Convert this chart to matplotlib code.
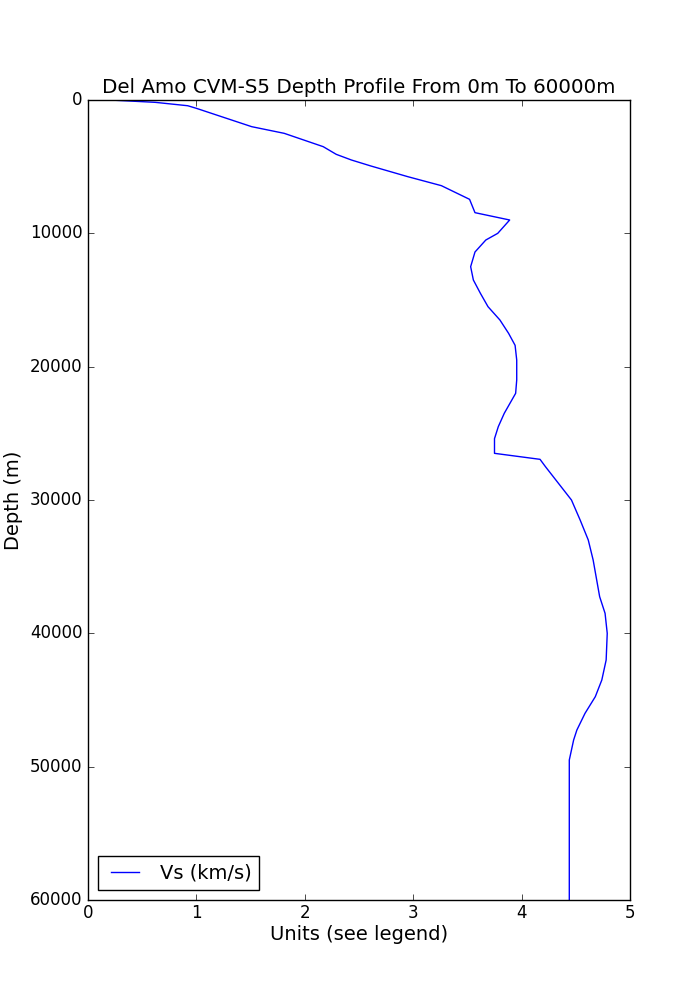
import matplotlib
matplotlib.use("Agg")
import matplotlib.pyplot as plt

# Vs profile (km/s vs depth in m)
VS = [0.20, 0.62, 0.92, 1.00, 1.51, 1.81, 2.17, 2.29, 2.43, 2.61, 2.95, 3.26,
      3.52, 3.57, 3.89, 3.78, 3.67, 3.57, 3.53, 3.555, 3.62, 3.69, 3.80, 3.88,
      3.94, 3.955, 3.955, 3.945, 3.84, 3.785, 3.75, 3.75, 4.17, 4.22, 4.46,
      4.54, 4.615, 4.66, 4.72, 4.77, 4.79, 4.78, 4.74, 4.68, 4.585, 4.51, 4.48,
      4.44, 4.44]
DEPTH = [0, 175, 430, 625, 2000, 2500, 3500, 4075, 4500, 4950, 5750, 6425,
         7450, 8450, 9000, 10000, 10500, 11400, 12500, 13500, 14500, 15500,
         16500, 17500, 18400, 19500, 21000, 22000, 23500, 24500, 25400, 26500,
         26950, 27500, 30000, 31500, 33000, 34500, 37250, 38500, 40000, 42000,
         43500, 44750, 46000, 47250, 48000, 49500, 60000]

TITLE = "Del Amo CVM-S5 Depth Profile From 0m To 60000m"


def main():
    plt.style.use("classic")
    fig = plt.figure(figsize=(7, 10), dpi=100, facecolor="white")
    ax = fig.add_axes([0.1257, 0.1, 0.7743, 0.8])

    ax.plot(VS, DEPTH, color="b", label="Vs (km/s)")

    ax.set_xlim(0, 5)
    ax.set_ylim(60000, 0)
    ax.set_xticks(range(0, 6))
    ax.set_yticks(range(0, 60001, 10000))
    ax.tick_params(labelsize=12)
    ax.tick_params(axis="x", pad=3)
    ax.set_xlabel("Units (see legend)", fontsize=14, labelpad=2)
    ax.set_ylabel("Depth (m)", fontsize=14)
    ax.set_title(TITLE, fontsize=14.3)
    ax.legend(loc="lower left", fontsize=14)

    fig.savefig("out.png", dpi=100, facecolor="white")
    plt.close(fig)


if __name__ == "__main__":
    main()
-*-*-
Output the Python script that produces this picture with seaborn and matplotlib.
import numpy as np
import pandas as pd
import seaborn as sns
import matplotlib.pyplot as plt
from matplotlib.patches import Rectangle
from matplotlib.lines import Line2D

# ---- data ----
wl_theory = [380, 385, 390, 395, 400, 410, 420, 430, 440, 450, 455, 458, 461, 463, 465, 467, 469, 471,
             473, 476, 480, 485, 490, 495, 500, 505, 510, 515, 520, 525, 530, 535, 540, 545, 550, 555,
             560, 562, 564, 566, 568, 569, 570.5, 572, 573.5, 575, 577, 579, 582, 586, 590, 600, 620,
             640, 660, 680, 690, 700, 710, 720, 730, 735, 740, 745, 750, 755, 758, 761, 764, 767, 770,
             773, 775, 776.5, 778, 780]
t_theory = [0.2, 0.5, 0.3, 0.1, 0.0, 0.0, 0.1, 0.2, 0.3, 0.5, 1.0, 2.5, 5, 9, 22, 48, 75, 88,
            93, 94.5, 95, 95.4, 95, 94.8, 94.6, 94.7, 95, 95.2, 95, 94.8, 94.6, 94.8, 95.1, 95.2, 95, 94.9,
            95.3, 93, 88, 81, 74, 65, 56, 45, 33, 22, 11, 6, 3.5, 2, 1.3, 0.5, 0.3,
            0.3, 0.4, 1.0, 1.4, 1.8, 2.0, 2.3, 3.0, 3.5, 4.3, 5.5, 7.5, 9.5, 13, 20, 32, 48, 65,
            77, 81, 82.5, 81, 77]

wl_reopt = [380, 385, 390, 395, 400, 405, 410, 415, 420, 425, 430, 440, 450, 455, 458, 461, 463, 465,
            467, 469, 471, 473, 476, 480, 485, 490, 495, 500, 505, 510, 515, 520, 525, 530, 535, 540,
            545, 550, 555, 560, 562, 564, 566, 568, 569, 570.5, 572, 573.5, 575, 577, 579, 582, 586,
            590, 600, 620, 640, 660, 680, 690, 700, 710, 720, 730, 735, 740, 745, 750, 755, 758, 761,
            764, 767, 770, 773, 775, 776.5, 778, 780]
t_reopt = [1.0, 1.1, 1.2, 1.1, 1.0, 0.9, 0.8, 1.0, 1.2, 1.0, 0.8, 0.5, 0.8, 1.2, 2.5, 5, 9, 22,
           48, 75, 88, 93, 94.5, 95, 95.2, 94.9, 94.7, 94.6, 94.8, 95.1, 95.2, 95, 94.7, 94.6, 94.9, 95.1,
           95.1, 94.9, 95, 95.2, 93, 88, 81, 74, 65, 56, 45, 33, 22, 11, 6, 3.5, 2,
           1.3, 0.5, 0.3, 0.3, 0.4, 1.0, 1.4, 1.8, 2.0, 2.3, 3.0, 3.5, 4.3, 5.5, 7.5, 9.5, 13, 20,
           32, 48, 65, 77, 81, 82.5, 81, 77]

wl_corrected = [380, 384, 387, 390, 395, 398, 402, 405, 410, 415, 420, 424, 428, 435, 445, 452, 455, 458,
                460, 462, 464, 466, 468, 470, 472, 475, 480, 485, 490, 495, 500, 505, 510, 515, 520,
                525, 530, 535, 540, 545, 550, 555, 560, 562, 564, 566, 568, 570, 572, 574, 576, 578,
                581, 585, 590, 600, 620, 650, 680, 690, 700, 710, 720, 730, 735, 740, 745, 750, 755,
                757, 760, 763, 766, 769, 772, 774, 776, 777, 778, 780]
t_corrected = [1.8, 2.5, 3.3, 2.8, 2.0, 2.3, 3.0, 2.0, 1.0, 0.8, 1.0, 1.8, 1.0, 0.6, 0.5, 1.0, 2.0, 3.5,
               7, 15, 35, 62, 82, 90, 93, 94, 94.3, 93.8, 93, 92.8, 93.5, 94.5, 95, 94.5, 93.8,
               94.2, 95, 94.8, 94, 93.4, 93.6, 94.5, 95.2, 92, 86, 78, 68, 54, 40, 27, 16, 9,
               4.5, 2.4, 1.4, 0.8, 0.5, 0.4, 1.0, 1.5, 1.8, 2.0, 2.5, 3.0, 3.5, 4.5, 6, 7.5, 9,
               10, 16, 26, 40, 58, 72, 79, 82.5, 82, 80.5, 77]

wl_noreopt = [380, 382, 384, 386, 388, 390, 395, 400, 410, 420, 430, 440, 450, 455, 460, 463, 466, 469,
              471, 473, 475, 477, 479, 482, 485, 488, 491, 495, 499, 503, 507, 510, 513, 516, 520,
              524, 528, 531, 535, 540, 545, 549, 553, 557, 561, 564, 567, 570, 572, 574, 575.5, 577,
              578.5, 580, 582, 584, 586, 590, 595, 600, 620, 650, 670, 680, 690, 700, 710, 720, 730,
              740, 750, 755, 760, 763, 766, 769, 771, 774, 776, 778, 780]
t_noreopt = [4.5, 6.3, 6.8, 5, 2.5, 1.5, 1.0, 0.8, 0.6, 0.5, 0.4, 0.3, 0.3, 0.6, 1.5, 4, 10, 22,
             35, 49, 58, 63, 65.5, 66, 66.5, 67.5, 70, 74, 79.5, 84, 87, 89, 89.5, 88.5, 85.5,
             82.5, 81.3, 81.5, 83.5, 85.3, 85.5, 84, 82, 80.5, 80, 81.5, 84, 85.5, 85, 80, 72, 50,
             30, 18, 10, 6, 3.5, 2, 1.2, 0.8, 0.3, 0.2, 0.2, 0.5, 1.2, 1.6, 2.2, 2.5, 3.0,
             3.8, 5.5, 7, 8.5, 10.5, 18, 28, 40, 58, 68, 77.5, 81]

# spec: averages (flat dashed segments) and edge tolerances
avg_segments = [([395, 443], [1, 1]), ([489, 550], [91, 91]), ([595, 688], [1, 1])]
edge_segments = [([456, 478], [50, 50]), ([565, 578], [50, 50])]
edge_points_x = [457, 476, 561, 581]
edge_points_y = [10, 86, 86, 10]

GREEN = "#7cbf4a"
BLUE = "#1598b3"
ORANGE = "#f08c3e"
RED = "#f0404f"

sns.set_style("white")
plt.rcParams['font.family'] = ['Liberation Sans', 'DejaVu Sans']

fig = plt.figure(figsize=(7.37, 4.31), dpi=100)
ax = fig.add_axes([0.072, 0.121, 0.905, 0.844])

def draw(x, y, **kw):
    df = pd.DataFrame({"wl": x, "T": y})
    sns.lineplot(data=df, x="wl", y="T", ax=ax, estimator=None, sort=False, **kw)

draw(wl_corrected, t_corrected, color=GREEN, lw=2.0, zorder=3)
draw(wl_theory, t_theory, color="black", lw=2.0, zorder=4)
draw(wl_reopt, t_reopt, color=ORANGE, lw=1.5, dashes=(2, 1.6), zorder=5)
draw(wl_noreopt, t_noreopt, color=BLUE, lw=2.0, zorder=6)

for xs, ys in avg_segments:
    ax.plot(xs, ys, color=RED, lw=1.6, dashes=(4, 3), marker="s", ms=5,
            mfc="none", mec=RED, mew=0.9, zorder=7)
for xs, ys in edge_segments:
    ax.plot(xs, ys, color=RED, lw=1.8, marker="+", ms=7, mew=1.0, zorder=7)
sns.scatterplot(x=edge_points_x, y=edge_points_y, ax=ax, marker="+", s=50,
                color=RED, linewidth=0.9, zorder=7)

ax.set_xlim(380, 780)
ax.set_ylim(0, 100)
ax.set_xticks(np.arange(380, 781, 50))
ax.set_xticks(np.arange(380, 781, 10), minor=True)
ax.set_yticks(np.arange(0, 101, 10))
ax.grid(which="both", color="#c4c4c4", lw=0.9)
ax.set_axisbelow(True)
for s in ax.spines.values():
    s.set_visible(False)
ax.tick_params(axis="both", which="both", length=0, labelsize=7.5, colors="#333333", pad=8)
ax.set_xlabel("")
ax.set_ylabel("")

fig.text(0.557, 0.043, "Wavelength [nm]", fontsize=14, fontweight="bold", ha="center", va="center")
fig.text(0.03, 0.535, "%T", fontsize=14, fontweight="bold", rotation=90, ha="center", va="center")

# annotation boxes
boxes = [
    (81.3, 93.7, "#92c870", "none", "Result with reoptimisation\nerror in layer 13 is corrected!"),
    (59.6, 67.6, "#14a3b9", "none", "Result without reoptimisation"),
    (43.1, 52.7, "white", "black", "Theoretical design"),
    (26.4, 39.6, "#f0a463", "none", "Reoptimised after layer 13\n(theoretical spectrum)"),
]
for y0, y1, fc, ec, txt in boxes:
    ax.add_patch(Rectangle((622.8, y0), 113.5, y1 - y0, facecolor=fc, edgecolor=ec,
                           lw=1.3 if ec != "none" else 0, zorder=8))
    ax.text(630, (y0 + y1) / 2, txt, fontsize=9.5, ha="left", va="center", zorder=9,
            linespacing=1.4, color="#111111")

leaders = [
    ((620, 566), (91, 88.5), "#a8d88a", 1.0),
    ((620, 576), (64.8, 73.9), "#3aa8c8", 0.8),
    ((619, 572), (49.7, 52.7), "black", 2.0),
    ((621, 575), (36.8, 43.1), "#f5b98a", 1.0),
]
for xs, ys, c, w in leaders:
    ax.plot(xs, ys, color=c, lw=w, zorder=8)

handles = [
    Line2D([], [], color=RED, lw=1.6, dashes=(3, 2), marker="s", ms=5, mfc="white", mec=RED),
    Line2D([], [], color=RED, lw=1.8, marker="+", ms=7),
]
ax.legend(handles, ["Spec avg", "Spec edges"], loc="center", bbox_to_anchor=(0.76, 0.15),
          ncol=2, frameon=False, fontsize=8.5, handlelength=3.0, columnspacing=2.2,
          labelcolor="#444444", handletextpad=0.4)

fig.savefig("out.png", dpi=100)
-*-*-
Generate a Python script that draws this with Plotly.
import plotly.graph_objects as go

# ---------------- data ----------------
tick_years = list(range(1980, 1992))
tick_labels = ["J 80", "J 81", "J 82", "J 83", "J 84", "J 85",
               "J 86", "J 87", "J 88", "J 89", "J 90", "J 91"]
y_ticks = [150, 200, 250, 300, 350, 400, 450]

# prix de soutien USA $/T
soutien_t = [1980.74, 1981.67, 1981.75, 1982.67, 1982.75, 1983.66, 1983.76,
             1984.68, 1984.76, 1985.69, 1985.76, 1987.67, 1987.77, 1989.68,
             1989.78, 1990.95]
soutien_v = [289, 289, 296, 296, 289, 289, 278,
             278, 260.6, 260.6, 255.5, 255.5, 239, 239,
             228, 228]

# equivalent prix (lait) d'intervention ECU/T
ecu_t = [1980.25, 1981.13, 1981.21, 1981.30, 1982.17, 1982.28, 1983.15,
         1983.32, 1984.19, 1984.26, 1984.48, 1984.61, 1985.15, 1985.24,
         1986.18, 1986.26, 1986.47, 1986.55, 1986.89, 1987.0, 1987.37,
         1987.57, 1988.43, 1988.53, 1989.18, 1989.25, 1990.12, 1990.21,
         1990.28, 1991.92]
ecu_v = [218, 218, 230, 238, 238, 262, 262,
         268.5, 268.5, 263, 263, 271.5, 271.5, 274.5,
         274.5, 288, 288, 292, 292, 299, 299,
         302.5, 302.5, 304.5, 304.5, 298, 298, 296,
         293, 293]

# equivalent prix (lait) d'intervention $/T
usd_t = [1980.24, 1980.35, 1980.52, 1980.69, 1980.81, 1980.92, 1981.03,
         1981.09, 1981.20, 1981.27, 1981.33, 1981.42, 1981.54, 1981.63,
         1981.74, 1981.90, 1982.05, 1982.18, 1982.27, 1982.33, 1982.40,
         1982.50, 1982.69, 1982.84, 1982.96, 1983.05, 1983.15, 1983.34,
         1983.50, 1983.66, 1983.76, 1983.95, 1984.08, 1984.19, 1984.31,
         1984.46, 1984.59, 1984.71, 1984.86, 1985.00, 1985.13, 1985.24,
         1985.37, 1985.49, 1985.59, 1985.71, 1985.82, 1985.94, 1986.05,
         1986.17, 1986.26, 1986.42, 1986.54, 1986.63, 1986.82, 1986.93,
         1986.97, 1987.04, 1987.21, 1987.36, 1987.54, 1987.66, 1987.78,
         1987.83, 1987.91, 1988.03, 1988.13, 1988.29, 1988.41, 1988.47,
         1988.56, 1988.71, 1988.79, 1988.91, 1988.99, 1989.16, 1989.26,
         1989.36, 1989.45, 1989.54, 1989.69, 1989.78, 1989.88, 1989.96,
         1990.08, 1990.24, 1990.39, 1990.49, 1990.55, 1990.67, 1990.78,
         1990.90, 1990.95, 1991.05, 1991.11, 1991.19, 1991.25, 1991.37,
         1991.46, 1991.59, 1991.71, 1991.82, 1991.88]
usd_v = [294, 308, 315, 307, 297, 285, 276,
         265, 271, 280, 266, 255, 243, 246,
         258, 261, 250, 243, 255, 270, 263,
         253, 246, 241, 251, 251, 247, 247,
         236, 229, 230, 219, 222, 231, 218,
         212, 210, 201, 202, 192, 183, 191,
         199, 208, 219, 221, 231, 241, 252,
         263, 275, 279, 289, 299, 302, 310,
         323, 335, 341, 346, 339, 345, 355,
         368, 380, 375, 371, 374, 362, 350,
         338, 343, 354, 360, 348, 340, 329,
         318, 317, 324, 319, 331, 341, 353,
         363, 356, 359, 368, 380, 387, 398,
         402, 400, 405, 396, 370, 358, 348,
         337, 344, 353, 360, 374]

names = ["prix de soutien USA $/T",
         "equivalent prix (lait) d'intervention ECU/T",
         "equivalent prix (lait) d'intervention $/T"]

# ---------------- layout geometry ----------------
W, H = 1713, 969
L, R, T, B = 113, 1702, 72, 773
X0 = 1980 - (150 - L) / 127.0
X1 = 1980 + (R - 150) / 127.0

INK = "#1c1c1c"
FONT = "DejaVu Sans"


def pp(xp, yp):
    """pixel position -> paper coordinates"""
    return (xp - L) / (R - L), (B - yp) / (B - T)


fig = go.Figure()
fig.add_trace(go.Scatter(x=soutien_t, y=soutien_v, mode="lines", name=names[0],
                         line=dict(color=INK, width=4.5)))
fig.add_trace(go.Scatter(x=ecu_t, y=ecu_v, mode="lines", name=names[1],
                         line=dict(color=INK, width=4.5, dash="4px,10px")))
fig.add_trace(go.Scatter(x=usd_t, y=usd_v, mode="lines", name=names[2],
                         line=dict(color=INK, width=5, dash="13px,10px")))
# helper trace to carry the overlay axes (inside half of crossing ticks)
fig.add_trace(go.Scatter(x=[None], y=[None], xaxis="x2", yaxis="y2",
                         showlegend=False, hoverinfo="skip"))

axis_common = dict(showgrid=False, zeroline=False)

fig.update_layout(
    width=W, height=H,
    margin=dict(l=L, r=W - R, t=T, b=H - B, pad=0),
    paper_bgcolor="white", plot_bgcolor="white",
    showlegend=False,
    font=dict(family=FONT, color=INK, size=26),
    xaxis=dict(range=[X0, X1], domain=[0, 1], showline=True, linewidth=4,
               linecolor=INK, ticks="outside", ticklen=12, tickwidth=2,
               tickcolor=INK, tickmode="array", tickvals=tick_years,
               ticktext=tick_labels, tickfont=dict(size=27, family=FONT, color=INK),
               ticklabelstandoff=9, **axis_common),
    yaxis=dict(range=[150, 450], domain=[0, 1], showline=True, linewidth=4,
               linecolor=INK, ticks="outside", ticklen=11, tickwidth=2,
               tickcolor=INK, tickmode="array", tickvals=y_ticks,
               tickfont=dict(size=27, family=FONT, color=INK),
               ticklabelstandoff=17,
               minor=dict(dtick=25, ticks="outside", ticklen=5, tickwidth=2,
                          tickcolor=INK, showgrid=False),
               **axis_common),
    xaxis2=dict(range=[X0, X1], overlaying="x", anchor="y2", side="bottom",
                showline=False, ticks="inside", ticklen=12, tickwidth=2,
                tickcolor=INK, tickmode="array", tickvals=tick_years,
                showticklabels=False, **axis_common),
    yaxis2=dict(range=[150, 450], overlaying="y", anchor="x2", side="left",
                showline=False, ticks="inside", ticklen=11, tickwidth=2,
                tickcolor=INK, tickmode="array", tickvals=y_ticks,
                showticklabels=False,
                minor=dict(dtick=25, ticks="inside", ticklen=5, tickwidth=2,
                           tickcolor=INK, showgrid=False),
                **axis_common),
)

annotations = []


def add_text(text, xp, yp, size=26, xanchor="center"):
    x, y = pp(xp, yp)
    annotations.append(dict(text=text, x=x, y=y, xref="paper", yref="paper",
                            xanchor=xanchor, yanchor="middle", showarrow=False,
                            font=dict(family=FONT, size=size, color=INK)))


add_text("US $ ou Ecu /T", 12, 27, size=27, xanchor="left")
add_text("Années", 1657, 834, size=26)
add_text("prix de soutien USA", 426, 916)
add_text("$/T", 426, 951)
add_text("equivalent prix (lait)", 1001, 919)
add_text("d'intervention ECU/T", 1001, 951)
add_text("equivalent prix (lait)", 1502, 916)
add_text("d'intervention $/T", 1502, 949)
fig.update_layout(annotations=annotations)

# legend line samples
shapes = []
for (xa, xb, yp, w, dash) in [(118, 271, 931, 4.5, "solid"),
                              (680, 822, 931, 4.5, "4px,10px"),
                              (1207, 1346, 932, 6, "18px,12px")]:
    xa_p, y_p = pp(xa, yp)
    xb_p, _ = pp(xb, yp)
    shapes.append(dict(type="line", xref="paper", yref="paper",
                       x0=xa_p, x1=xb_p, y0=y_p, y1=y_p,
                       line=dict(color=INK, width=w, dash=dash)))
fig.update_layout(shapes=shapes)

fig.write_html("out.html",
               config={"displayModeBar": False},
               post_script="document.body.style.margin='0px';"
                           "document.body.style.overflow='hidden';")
-*-*-
What you will do:
Using the entries above, return each line in which the word "picture" occurs.

Task output:
Output the Python script that produces this picture with seaborn and matplotlib.

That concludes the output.